Ordering Engineering among the Nanostructure Evolution Facilitates High‐Performance Li Metal Anode

Abstract Lithium (Li) metal batteries (LMBs) with extremely high energy density have emerged as highly promising candidates for next‐generation energy storage systems. However, the inferior lifespan and safety hazards hinder their practical applications, which arise from the disordered nanostructure at anodic interface, such as mosaic solid electrolyte interphase (SEI) and nonuniform Li deposition. Ordering engineering among the nanostructure evolution has emerged as a promising strategy to address these issues, which involves enhancing the structural ordering of SEI, managing the distribution and orientation of inorganic components within SEI, and optimizing the morphostructure and texture of Li deposition. Herein, recent advances in ordering engineering which effectively promote the interface ordering are systematically summarized.
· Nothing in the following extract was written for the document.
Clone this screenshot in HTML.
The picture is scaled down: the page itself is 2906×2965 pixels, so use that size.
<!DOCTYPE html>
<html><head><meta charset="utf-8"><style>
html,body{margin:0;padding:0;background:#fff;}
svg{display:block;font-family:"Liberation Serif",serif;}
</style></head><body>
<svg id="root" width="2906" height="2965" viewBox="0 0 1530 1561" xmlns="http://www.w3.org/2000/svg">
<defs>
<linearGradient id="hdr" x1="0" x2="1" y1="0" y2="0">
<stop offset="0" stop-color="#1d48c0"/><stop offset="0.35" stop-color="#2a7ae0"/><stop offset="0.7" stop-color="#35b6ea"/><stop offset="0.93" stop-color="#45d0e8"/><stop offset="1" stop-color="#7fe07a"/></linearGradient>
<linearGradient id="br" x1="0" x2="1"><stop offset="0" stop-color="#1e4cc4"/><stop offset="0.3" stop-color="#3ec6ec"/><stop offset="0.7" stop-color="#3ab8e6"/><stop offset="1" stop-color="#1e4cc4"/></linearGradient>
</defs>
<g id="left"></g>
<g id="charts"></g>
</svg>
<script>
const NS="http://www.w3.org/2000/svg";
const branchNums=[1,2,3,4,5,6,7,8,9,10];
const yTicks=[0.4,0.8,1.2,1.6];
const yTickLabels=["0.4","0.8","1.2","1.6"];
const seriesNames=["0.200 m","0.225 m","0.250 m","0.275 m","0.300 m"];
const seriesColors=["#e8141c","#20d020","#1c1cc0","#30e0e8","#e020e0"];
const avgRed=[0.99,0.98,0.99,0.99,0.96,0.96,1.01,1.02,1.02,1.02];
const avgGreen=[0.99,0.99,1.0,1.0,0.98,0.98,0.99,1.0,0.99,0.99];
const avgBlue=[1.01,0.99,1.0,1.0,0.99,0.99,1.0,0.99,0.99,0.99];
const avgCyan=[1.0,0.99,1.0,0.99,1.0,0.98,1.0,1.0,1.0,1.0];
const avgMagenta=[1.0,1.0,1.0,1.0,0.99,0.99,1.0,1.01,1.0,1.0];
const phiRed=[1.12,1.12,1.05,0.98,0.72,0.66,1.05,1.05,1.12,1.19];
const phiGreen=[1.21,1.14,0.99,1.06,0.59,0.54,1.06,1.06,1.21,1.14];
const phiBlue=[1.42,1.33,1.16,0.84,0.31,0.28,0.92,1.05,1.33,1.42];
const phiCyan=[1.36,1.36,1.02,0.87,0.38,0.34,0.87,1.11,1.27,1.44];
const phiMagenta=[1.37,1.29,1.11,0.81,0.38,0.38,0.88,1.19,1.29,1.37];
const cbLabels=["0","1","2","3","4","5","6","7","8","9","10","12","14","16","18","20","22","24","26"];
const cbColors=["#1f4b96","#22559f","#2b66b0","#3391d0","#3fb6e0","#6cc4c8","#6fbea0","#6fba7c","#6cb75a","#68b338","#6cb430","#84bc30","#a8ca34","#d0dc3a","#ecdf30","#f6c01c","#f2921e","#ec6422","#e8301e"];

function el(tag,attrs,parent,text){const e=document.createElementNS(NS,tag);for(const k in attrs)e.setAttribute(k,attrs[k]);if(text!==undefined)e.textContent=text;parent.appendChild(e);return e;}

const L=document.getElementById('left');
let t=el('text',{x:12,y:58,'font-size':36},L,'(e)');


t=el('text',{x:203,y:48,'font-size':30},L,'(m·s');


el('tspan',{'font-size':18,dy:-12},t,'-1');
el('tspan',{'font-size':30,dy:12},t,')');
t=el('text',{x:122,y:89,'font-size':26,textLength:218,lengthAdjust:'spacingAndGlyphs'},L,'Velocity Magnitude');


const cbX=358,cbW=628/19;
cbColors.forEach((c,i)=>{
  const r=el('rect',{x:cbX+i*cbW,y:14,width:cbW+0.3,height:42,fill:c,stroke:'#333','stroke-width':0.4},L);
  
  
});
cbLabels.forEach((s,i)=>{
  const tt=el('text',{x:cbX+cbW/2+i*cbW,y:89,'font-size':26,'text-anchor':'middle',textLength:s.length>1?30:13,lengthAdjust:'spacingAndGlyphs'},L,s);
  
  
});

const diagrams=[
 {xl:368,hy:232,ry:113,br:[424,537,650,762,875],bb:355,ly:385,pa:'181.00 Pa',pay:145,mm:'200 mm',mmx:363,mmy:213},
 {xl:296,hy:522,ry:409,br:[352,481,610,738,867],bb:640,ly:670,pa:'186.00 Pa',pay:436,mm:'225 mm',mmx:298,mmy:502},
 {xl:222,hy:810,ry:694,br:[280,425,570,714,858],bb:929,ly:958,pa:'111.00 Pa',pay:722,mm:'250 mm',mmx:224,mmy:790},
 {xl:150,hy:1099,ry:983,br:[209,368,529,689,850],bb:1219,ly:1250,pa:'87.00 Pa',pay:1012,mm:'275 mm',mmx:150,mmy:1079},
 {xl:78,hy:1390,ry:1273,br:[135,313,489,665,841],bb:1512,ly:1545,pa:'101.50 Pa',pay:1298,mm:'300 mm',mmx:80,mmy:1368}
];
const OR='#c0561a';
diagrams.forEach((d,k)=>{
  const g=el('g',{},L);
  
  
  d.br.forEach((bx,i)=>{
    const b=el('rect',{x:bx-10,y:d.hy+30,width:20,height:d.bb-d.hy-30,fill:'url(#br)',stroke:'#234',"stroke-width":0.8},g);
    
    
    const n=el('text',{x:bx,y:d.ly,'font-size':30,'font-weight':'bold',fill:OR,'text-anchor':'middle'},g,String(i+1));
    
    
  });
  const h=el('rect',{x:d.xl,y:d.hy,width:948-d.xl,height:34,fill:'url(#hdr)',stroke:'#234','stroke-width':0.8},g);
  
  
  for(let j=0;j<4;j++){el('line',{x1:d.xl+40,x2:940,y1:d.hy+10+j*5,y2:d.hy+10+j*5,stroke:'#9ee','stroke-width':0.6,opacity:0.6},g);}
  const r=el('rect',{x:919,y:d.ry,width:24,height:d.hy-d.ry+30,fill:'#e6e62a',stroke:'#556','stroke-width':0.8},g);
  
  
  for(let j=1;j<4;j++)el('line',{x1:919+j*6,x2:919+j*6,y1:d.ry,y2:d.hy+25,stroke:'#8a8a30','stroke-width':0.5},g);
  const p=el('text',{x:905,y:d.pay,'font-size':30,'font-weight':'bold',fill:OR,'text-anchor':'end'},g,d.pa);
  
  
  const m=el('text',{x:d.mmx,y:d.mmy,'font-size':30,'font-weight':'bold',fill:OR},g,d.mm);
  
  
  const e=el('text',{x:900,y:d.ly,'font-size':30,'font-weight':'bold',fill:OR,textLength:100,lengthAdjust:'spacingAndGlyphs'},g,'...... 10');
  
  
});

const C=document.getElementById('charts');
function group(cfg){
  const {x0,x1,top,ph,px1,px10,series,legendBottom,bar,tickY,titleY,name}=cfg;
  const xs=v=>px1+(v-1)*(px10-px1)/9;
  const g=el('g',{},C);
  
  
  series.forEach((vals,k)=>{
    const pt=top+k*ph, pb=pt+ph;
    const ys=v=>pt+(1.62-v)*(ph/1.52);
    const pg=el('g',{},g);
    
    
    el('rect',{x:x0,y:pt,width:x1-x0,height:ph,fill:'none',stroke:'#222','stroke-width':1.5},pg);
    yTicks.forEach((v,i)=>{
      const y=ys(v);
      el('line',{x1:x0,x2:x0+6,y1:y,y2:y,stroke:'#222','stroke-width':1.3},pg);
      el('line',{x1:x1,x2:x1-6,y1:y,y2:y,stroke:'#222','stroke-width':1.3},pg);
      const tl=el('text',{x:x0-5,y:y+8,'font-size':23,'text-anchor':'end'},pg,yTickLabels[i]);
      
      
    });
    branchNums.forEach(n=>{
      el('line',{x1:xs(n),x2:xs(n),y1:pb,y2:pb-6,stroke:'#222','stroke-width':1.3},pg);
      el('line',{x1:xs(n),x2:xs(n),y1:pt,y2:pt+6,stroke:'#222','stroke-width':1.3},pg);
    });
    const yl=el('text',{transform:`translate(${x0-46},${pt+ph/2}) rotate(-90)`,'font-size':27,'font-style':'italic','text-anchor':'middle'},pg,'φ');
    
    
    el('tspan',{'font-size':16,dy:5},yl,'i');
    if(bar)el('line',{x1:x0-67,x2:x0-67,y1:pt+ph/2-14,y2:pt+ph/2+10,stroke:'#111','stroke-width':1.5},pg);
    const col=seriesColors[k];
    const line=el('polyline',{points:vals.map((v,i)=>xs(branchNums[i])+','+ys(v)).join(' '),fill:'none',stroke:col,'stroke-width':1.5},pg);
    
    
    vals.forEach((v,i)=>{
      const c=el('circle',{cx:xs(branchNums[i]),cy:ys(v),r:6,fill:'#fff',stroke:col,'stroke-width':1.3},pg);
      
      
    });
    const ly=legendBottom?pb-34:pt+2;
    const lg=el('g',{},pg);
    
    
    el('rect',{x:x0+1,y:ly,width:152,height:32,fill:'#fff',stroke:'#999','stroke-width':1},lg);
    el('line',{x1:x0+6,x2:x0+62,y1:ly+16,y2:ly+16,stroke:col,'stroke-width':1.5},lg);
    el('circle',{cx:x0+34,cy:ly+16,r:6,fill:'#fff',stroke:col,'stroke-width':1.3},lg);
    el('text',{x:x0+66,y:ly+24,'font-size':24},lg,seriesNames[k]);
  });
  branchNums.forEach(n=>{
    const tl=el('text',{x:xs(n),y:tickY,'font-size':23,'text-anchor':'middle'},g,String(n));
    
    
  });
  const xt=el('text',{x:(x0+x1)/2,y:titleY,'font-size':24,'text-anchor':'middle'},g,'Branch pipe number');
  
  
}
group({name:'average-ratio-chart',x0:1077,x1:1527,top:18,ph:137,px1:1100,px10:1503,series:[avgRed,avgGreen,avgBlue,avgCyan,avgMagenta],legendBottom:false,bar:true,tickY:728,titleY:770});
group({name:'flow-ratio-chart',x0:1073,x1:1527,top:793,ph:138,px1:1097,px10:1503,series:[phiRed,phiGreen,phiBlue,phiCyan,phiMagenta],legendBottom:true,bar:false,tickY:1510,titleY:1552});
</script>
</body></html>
The importance of constructing a multilayer SEI with oriented inorganic components and achieving strong Li texture with preferred crystal plane is highlighted. Furthermore, advanced characterization techniques employed in ordering engineering are critically reviewed. Finally, the comprehensive examination of challenges encountered in ordering engineering is presented and promising research pathways for future investigation are highlighted. This review aims to encourage discussion and research on the ordering engineering in LMBs, with the goal of enhancing cycle life and safety to accelerate their practical applications.